[Problem details] Pictures do not belong in the copy. Return all of the entries exactly.

++++

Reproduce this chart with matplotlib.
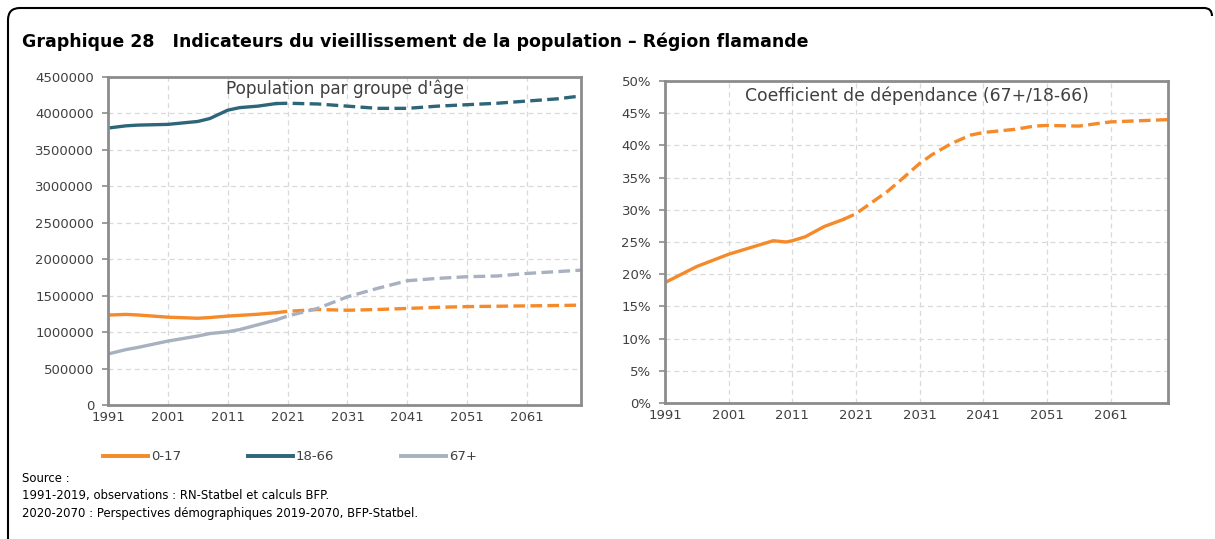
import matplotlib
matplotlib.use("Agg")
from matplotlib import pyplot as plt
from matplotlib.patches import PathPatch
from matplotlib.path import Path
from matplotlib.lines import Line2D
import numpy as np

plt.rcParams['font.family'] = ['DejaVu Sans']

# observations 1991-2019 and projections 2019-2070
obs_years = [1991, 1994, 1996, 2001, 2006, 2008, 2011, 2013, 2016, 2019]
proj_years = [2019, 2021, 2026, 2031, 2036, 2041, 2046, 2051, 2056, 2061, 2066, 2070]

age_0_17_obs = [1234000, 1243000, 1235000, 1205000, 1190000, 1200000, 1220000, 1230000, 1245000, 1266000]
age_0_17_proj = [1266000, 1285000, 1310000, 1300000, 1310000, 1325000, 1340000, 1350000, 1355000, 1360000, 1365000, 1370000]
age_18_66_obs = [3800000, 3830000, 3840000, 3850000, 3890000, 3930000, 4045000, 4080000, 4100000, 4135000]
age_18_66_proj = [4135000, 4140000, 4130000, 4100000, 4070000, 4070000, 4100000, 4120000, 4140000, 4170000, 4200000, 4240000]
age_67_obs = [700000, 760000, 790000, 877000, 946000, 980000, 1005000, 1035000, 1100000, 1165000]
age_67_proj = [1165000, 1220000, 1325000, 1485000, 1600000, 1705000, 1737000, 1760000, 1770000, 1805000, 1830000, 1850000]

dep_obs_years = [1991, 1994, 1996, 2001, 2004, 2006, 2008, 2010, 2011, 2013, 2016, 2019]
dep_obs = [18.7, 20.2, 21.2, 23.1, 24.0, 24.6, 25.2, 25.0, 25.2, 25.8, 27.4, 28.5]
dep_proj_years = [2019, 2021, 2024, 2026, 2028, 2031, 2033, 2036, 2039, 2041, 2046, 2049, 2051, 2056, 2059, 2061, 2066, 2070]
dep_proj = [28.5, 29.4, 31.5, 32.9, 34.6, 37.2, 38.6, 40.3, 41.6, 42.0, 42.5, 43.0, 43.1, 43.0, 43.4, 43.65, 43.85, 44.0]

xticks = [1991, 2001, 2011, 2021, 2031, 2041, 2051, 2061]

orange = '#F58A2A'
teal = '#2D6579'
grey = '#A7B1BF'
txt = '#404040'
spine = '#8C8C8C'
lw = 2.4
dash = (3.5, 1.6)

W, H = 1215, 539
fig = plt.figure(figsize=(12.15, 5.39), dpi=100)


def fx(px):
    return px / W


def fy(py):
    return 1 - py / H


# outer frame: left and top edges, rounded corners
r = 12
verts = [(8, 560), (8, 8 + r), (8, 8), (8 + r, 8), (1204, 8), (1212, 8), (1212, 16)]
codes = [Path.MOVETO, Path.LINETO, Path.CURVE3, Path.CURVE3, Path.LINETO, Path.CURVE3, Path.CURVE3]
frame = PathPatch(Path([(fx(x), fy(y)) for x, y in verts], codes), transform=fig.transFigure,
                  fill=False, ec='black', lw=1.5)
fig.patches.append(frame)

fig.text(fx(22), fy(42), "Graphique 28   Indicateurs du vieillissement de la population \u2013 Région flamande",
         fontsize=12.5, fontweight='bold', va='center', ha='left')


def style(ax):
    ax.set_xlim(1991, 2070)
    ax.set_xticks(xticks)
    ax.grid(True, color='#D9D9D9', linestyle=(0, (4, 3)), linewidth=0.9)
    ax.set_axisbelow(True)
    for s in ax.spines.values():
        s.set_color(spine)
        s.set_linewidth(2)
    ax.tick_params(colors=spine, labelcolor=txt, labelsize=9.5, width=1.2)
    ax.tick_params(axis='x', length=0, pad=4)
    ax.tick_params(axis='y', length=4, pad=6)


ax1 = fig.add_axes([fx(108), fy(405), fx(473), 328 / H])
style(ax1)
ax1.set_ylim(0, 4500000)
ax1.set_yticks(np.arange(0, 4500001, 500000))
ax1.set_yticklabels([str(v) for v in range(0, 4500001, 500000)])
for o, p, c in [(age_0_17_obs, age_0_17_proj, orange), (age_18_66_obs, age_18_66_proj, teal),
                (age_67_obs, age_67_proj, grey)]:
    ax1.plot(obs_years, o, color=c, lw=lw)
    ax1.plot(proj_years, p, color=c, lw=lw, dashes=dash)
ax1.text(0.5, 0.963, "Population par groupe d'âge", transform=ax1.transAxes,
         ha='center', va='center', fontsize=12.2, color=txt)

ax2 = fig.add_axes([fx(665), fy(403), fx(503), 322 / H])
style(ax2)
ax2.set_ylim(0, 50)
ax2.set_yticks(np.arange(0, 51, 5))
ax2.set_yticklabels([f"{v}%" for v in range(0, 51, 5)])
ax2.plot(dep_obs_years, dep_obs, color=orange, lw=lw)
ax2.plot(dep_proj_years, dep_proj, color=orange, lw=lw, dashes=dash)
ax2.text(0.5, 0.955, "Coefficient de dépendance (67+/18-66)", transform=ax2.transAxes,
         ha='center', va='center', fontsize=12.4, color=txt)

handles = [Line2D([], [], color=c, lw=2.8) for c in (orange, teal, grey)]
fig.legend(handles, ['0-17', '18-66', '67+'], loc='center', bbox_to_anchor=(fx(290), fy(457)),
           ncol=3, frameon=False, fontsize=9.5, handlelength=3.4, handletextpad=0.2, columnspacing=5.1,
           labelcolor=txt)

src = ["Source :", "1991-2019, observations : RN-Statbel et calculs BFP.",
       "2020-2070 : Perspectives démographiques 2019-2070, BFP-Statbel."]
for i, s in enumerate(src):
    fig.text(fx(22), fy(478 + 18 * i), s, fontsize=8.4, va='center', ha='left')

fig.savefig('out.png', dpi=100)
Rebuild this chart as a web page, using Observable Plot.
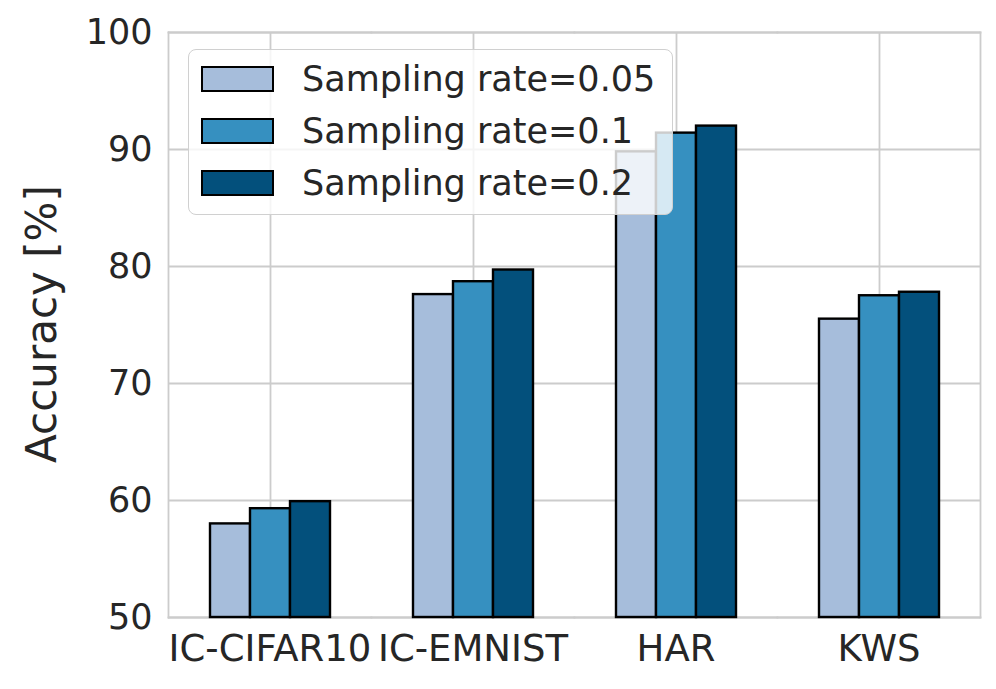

++++

[In response]
Reproduce this chart with matplotlib.
import matplotlib
matplotlib.use("Agg")
from matplotlib import pyplot as plt
from matplotlib.patches import PathPatch
from matplotlib.path import Path
from matplotlib.lines import Line2D
import numpy as np

plt.rcParams['font.family'] = ['DejaVu Sans']

# observations 1991-2019 and projections 2019-2070
obs_years = [1991, 1994, 1996, 2001, 2006, 2008, 2011, 2013, 2016, 2019]
proj_years = [2019, 2021, 2026, 2031, 2036, 2041, 2046, 2051, 2056, 2061, 2066, 2070]

age_0_17_obs = [1234000, 1243000, 1235000, 1205000, 1190000, 1200000, 1220000, 1230000, 1245000, 1266000]
age_0_17_proj = [1266000, 1285000, 1310000, 1300000, 1310000, 1325000, 1340000, 1350000, 1355000, 1360000, 1365000, 1370000]
age_18_66_obs = [3800000, 3830000, 3840000, 3850000, 3890000, 3930000, 4045000, 4080000, 4100000, 4135000]
age_18_66_proj = [4135000, 4140000, 4130000, 4100000, 4070000, 4070000, 4100000, 4120000, 4140000, 4170000, 4200000, 4240000]
age_67_obs = [700000, 760000, 790000, 877000, 946000, 980000, 1005000, 1035000, 1100000, 1165000]
age_67_proj = [1165000, 1220000, 1325000, 1485000, 1600000, 1705000, 1737000, 1760000, 1770000, 1805000, 1830000, 1850000]

dep_obs_years = [1991, 1994, 1996, 2001, 2004, 2006, 2008, 2010, 2011, 2013, 2016, 2019]
dep_obs = [18.7, 20.2, 21.2, 23.1, 24.0, 24.6, 25.2, 25.0, 25.2, 25.8, 27.4, 28.5]
dep_proj_years = [2019, 2021, 2024, 2026, 2028, 2031, 2033, 2036, 2039, 2041, 2046, 2049, 2051, 2056, 2059, 2061, 2066, 2070]
dep_proj = [28.5, 29.4, 31.5, 32.9, 34.6, 37.2, 38.6, 40.3, 41.6, 42.0, 42.5, 43.0, 43.1, 43.0, 43.4, 43.65, 43.85, 44.0]

xticks = [1991, 2001, 2011, 2021, 2031, 2041, 2051, 2061]

orange = '#F58A2A'
teal = '#2D6579'
grey = '#A7B1BF'
txt = '#404040'
spine = '#8C8C8C'
lw = 2.4
dash = (3.5, 1.6)

W, H = 1215, 539
fig = plt.figure(figsize=(12.15, 5.39), dpi=100)


def fx(px):
    return px / W


def fy(py):
    return 1 - py / H


# outer frame: left and top edges, rounded corners
r = 12
verts = [(8, 560), (8, 8 + r), (8, 8), (8 + r, 8), (1204, 8), (1212, 8), (1212, 16)]
codes = [Path.MOVETO, Path.LINETO, Path.CURVE3, Path.CURVE3, Path.LINETO, Path.CURVE3, Path.CURVE3]
frame = PathPatch(Path([(fx(x), fy(y)) for x, y in verts], codes), transform=fig.transFigure,
                  fill=False, ec='black', lw=1.5)
fig.patches.append(frame)

fig.text(fx(22), fy(42), "Graphique 28   Indicateurs du vieillissement de la population \u2013 Région flamande",
         fontsize=12.5, fontweight='bold', va='center', ha='left')


def style(ax):
    ax.set_xlim(1991, 2070)
    ax.set_xticks(xticks)
    ax.grid(True, color='#D9D9D9', linestyle=(0, (4, 3)), linewidth=0.9)
    ax.set_axisbelow(True)
    for s in ax.spines.values():
        s.set_color(spine)
        s.set_linewidth(2)
    ax.tick_params(colors=spine, labelcolor=txt, labelsize=9.5, width=1.2)
    ax.tick_params(axis='x', length=0, pad=4)
    ax.tick_params(axis='y', length=4, pad=6)


ax1 = fig.add_axes([fx(108), fy(405), fx(473), 328 / H])
style(ax1)
ax1.set_ylim(0, 4500000)
ax1.set_yticks(np.arange(0, 4500001, 500000))
ax1.set_yticklabels([str(v) for v in range(0, 4500001, 500000)])
for o, p, c in [(age_0_17_obs, age_0_17_proj, orange), (age_18_66_obs, age_18_66_proj, teal),
                (age_67_obs, age_67_proj, grey)]:
    ax1.plot(obs_years, o, color=c, lw=lw)
    ax1.plot(proj_years, p, color=c, lw=lw, dashes=dash)
ax1.text(0.5, 0.963, "Population par groupe d'âge", transform=ax1.transAxes,
         ha='center', va='center', fontsize=12.2, color=txt)

ax2 = fig.add_axes([fx(665), fy(403), fx(503), 322 / H])
style(ax2)
ax2.set_ylim(0, 50)
ax2.set_yticks(np.arange(0, 51, 5))
ax2.set_yticklabels([f"{v}%" for v in range(0, 51, 5)])
ax2.plot(dep_obs_years, dep_obs, color=orange, lw=lw)
ax2.plot(dep_proj_years, dep_proj, color=orange, lw=lw, dashes=dash)
ax2.text(0.5, 0.955, "Coefficient de dépendance (67+/18-66)", transform=ax2.transAxes,
         ha='center', va='center', fontsize=12.4, color=txt)

handles = [Line2D([], [], color=c, lw=2.8) for c in (orange, teal, grey)]
fig.legend(handles, ['0-17', '18-66', '67+'], loc='center', bbox_to_anchor=(fx(290), fy(457)),
           ncol=3, frameon=False, fontsize=9.5, handlelength=3.4, handletextpad=0.2, columnspacing=5.1,
           labelcolor=txt)

src = ["Source :", "1991-2019, observations : RN-Statbel et calculs BFP.",
       "2020-2070 : Perspectives démographiques 2019-2070, BFP-Statbel."]
for i, s in enumerate(src):
    fig.text(fx(22), fy(478 + 18 * i), s, fontsize=8.4, va='center', ha='left')

fig.savefig('out.png', dpi=100)
Rebuild this chart as a web page, using Observable Plot.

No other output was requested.